Lately a few people have accused me of being “closed-minded.”  As they’d predict, I reject the accusation.  I say my degree of openness is close to optimal.  Consistent with Bayesian reasoning, I am as reluctant to claim vindication by events as I am to admit refutation by events.  (If you disagree, I am always willing to entertain a bet).

The root problem, as far as I can tell, is that most people underestimate the extent to which a wide variety of theories are consistent with a wide range of events.  In this sense, they’re too closed-minded. 

During the 2008 financial crisis, for example, most economists started proclaiming that events had overturned most of what economists thought.  I, in contrast, (a) never ruled out events like those of 2008, and (b) didn’t see how heterodox views made the events of 2008 any more likely than more orthodox views.  Self-styled “open-minded” economists have been guilty of what Scott Sumner aptly calls a “bonfire of the verities“:

Back in 2007 one could take some pride in being an economist.  There
were a set of truths that were pretty widely accepted, at least among
the more elite macroeconomists…

1.  “Monetary policy can be highly effective in reviving a weak
economy even if short-term interest rates are already near zero.”   The
quote is from Mishkin’s text editions 1-9 (removed from 10).  Friedman
and Bernanke made similar statements, as did many others.
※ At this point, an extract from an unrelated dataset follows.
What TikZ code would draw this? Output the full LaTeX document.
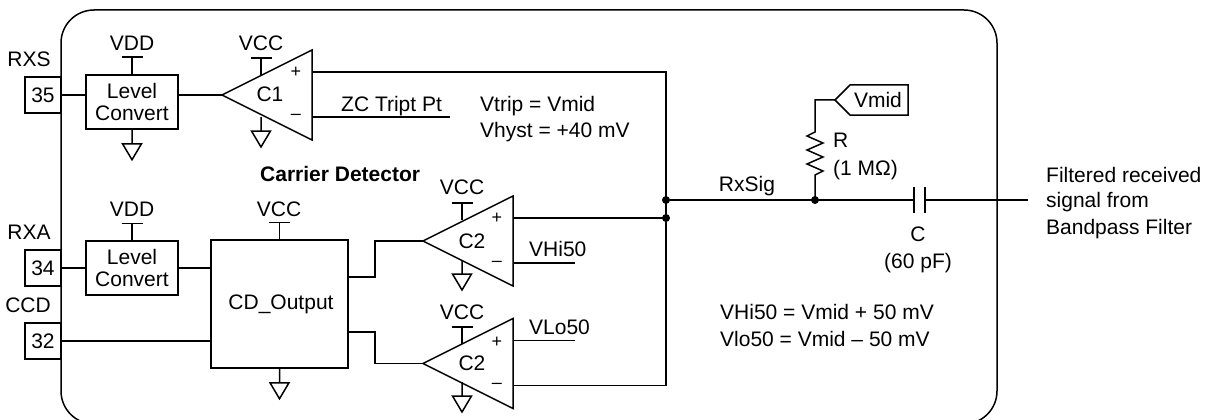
\documentclass[tikz,border=0pt]{standalone}
\usepackage{fontspec}
\setmainfont{Liberation Sans}
\begin{document}
\begin{tikzpicture}[x=1pt,y=-1pt,line join=miter,
  wire/.style={line width=1.5pt},
  txt/.style={font=\fontsize{21}{24}\selectfont,inner sep=0pt,text depth=0pt},
  sign/.style={font=\fontsize{18}{20}\selectfont,inner sep=0pt,text depth=0pt},
  ltxt/.style={txt,anchor=west},
  boxed/.style={draw,line width=1.5pt,fill=white,inner sep=0pt,align=center,font=\fontsize{21}{22}\selectfont},
  pinbox/.style={boxed,minimum width=36pt,minimum height=36pt},
  lcbox/.style={boxed,minimum width=92pt,minimum height=54pt},
  dot/.style={circle,fill=black,inner sep=0pt,minimum size=8pt},
  gnd/.pic={\draw[wire] (0,0) -- (0,14) (-9.5,14) -- (9.5,14) -- (0,30) -- cycle;},
  vsup/.pic={\draw[wire] (0,0) -- (0,-17) (-10.5,-17) -- (10.5,-17);},
  comp/.pic={\draw[wire,fill=white] (0,0) -- (90,-45) -- (90,45) -- cycle;
    \coordinate (-tip) at (0,0);
    \coordinate (-plus) at (90,-23);
    \coordinate (-minus) at (90,22);},
]
\useasboundingbox (0,0) rectangle (1211,420);
\begin{scope}
\clip (0,0) rectangle (1211,420);
\draw[wire,rounded corners=33pt] (61,10) rectangle (997,424);
\end{scope}
% pins
\node[pinbox] (p35) at (43,95) {35};
\node[pinbox] (p34) at (43,268) {34};
\node[pinbox] (p32) at (43,341) {32};
\node[txt] (lrxs) at (29,59) {RXS};
\node[txt] (lrxa) at (29,232) {RXA};
\node[txt] (lccd) at (28,305) {CCD};
% level converters and output block
\node[lcbox] (lc1) at (132,102) {Level\\Convert};
\node[lcbox] (lc2) at (132,268) {Level\\Convert};
\node[boxed,minimum width=137pt,minimum height=128pt] (cdo) at (279.5,304) {};
\node[txt] (cdt) at (281,302) {CD\_Output};
% comparators
\pic (c1) at (222,95) {comp};
\pic (c2) at (423,241) {comp};
\pic (c3) at (423,363.5) {comp};
\node[txt] (c1t) at (270,94) {C1};
\node[txt] (c2t) at (472,241) {C2};
\node[txt] (c3t) at (472,363) {C2};
\node[sign] (c1p) at (296,72) {+};
\node[sign] (c1m) at (296,117) {–};
\node[sign] (c2p) at (497,218) {+};
\node[sign] (c2m) at (497,264) {–};
\node[sign] (c3p) at (497,342) {+};
\node[sign] (c3m) at (497,386) {–};
% supplies
\pic at (lc1.north) {vsup};
\pic at (lc2.north) {vsup};
\pic at (cdo.north) {vsup};
\pic at (261,75) {vsup};
\pic at (462,220) {vsup};
\pic at (462,344) {vsup};
\node[txt] (v1) at (132,43) {VDD};
\node[txt] (v2) at (261,43) {VCC};
\node[txt] (v3) at (132,209) {VDD};
\node[txt] (v4) at (279,209) {VCC};
\node[txt] (v5) at (462,187) {VCC};
\node[txt] (v6) at (462,312) {VCC};
% grounds
\pic at (lc1.south) {gnd};
\pic at (cdo.south) {gnd};
\pic at (261,117) {gnd};
\pic at (462,260) {gnd};
\pic at (462,382) {gnd};
% wires
\coordinate (j1) at (666,200);
\coordinate (j2) at (666,218);
\coordinate (j3) at (815,200);
\coordinate (sigend) at (1028,200);
\coordinate (capl) at (914,200);
\coordinate (capr) at (925,200);
\coordinate (zcend) at (450,117);
\coordinate (hiend) at (575,263);
\coordinate (loend) at (575,340.5);
\draw[wire] (p35) ++(18,0) -- (lc1.west |- p35);
\draw[wire] (p34.east) -- (lc2.west |- p34);
\draw[wire] (p32.east) -- (cdo.west |- p32);
\draw[wire] (lc1.east |- c1-tip) -- (c1-tip);
\draw[wire] (lc2.east) -- (cdo.west |- lc2);
\draw[wire] (cdo.east |- 0,277) -- (375,277) -- (375,241) -- (c2-tip);
\draw[wire] (cdo.east |- 0,332) -- (375,332) -- (375,363.5) -- (c3-tip);
\draw[wire] (c1-plus) -- (j1 |- c1-plus) -- (c3-minus -| j1) -- (c3-minus);
\draw[wire] (c1-minus) -- (zcend);
\draw[wire] (c2-plus) -- (j2);
\draw[wire] (c2-minus) -- (hiend);
\draw[wire] (c3-plus) -- (loend);
\draw[wire] (j1) -- (capl);
\draw[wire] (capr) -- (sigend);
\draw[wire] (capl |- 0,187) -- (capl |- 0,213);
\draw[wire] (capr |- 0,187) -- (capr |- 0,213);
\node[dot] (d1) at (j1) {};
\node[dot] (d2) at (j2) {};
\node[dot] (d3) at (j3) {};
% resistor and Vmid flag
\coordinate (ftip) at (835,100);
\draw[wire] (ftip) -- (850,85) -- (908,85) -- (908,115) -- (850,115) -- cycle;
\node[txt] (vm) at (878,100) {Vmid};
\draw[wire] (j3) -- (815,175) -- (823,171) -- (807,164) -- (823,157) -- (807,150) -- (823,143) -- (807,136) -- (815,132) -- (815,100) -- (ftip);
% texts
\node[ltxt] (t1) at (341,104) {ZC Tript Pt};
\node[ltxt] (t2) at (480,104) {Vtrip = Vmid};
\node[ltxt] (t3) at (480,130) {Vhyst = +40 mV};
\node[ltxt,font=\fontsize{21}{24}\selectfont\bfseries] (t4) at (260,174) {Carrier Detector};
\node[ltxt] (t5) at (529,249) {VHi50};
\node[ltxt] (t6) at (529,327) {VLo50};
\node[txt] (t7) at (747,184) {RxSig};
\node[ltxt] (t8) at (833,140) {R};
\node[ltxt] (t9) at (833,168) {(1 MΩ)};
\node[txt] (t10) at (918,234) {C};
\node[txt] (t11) at (918,261) {(60 pF)};
\node[ltxt] (t12) at (1046,175) {Filtered received};
\node[ltxt] (t13) at (1046,200) {signal from};
\node[ltxt] (t14) at (1046,227) {Bandpass Filter};
\node[ltxt] (t15) at (720,312) {VHi50 = Vmid + 50 mV};
\node[ltxt] (t16) at (720,339) {Vlo50 = Vmid – 50 mV};
\end{tikzpicture}
\end{document}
2. A much more stimulative monetary policy, perhaps involving leaving
the gold standard, would have prevented the 50% fall in NGDP during the
early 1930s, and thus would have largely prevented the Great
Depression…

[…]

5.  Low interest rates do not imply easy money.  (Again, Bernanke,
Mishkin, Friedman, and many others made this point.  It’s what we’ve
been teaching our students from the number one money textbook.

6.  Higher minimum wage rates and extended UI benefits increase the natural rate of unemployment.

[…]

11.  Natural disasters do not cause higher unemployment in big
diversified economies, AD shocks do.  This explains why Japan’s
unemployment rate rose after its NGDP fell sharply in 2008-09, but did
not rise at all after the tsunami.

12.  Big increases in government spending, taxes, and regulation may
cause harm to the economy, but don’t really play much of a role in the
business cycle.  They don’t cause the unemployment rate to rise in the
short run, as FDR and LBJ showed.

[…]

17.  Price gouging is actually a good thing.

18.  The “broken windows fallacy” really is a fallacy.

The key passage, though, is in Scott’s post-script:

PS.   What most depresses me is that (with a few exceptions such as
the minimum wage) I can’t see any facts, any empirical evidence, which
would have led a reasonable economist to abandon these verities.  But
they did.

Whenever people start praising open-mindedness, I’m tempted to quote Chesterton: “Do not be so open-minded that your brains fall out.”  Shocking events should only change your mind if they occur at an unexpectedly high (or low!) rate.  Otherwise, stare decisis.